Exactly as written, set down the lines from the top of the entries through the line bearing "ax.plot(xs, ys, color='#8C8C8C', lw=1.2, clip_on=False)", with every picture left out.

(Figure scripts)

:::

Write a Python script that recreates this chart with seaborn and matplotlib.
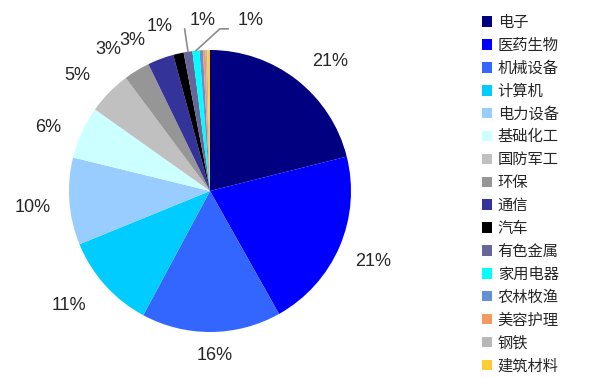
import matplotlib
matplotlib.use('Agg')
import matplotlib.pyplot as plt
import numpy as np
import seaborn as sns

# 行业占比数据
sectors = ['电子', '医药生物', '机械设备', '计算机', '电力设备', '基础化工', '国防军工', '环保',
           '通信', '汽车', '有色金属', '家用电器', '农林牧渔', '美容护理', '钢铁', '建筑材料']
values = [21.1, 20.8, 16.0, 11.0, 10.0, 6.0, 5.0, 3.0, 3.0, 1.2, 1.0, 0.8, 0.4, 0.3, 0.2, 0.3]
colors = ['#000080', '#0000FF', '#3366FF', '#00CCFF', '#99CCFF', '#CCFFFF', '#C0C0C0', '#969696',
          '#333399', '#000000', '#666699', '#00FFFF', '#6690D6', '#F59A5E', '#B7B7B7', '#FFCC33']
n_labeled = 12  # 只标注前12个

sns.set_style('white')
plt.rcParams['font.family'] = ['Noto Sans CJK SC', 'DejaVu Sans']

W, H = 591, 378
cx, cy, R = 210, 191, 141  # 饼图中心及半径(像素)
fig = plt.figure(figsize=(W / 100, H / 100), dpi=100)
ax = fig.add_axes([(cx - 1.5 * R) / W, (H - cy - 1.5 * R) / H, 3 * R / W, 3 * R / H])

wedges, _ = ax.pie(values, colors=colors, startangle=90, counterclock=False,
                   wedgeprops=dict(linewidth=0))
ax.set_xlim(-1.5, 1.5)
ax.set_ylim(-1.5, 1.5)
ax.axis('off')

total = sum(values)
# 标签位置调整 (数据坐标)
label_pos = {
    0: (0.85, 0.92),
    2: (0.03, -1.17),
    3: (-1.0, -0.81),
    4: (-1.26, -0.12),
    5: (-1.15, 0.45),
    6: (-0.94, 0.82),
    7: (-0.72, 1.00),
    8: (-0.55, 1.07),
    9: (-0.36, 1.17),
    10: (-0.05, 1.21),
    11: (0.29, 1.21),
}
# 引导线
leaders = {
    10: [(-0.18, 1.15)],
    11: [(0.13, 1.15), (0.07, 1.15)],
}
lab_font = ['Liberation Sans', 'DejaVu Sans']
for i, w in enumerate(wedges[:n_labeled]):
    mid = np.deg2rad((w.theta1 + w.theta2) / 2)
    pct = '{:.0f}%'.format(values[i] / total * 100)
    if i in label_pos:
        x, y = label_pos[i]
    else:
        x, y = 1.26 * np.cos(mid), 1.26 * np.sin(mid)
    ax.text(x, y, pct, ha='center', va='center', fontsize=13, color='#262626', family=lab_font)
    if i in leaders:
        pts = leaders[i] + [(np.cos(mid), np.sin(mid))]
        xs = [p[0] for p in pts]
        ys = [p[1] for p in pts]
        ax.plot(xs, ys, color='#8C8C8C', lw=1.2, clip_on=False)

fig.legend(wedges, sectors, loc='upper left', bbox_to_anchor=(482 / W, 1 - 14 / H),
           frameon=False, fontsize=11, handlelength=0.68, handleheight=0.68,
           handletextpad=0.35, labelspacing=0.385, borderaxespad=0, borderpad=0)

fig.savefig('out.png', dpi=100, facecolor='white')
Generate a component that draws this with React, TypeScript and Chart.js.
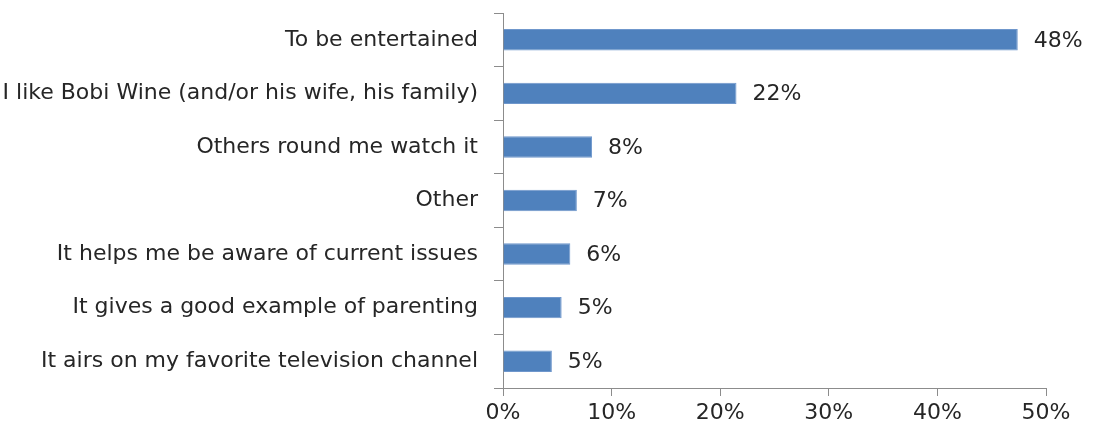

:::

» REPLY TO THE TASK:
Write a Python script that recreates this chart with seaborn and matplotlib.
import matplotlib
matplotlib.use('Agg')
import matplotlib.pyplot as plt
import numpy as np
import seaborn as sns

# 行业占比数据
sectors = ['电子', '医药生物', '机械设备', '计算机', '电力设备', '基础化工', '国防军工', '环保',
           '通信', '汽车', '有色金属', '家用电器', '农林牧渔', '美容护理', '钢铁', '建筑材料']
values = [21.1, 20.8, 16.0, 11.0, 10.0, 6.0, 5.0, 3.0, 3.0, 1.2, 1.0, 0.8, 0.4, 0.3, 0.2, 0.3]
colors = ['#000080', '#0000FF', '#3366FF', '#00CCFF', '#99CCFF', '#CCFFFF', '#C0C0C0', '#969696',
          '#333399', '#000000', '#666699', '#00FFFF', '#6690D6', '#F59A5E', '#B7B7B7', '#FFCC33']
n_labeled = 12  # 只标注前12个

sns.set_style('white')
plt.rcParams['font.family'] = ['Noto Sans CJK SC', 'DejaVu Sans']

W, H = 591, 378
cx, cy, R = 210, 191, 141  # 饼图中心及半径(像素)
fig = plt.figure(figsize=(W / 100, H / 100), dpi=100)
ax = fig.add_axes([(cx - 1.5 * R) / W, (H - cy - 1.5 * R) / H, 3 * R / W, 3 * R / H])

wedges, _ = ax.pie(values, colors=colors, startangle=90, counterclock=False,
                   wedgeprops=dict(linewidth=0))
ax.set_xlim(-1.5, 1.5)
ax.set_ylim(-1.5, 1.5)
ax.axis('off')

total = sum(values)
# 标签位置调整 (数据坐标)
label_pos = {
    0: (0.85, 0.92),
    2: (0.03, -1.17),
    3: (-1.0, -0.81),
    4: (-1.26, -0.12),
    5: (-1.15, 0.45),
    6: (-0.94, 0.82),
    7: (-0.72, 1.00),
    8: (-0.55, 1.07),
    9: (-0.36, 1.17),
    10: (-0.05, 1.21),
    11: (0.29, 1.21),
}
# 引导线
leaders = {
    10: [(-0.18, 1.15)],
    11: [(0.13, 1.15), (0.07, 1.15)],
}
lab_font = ['Liberation Sans', 'DejaVu Sans']
for i, w in enumerate(wedges[:n_labeled]):
    mid = np.deg2rad((w.theta1 + w.theta2) / 2)
    pct = '{:.0f}%'.format(values[i] / total * 100)
    if i in label_pos:
        x, y = label_pos[i]
    else:
        x, y = 1.26 * np.cos(mid), 1.26 * np.sin(mid)
    ax.text(x, y, pct, ha='center', va='center', fontsize=13, color='#262626', family=lab_font)
    if i in leaders:
        pts = leaders[i] + [(np.cos(mid), np.sin(mid))]
        xs = [p[0] for p in pts]
        ys = [p[1] for p in pts]
        ax.plot(xs, ys, color='#8C8C8C', lw=1.2, clip_on=False)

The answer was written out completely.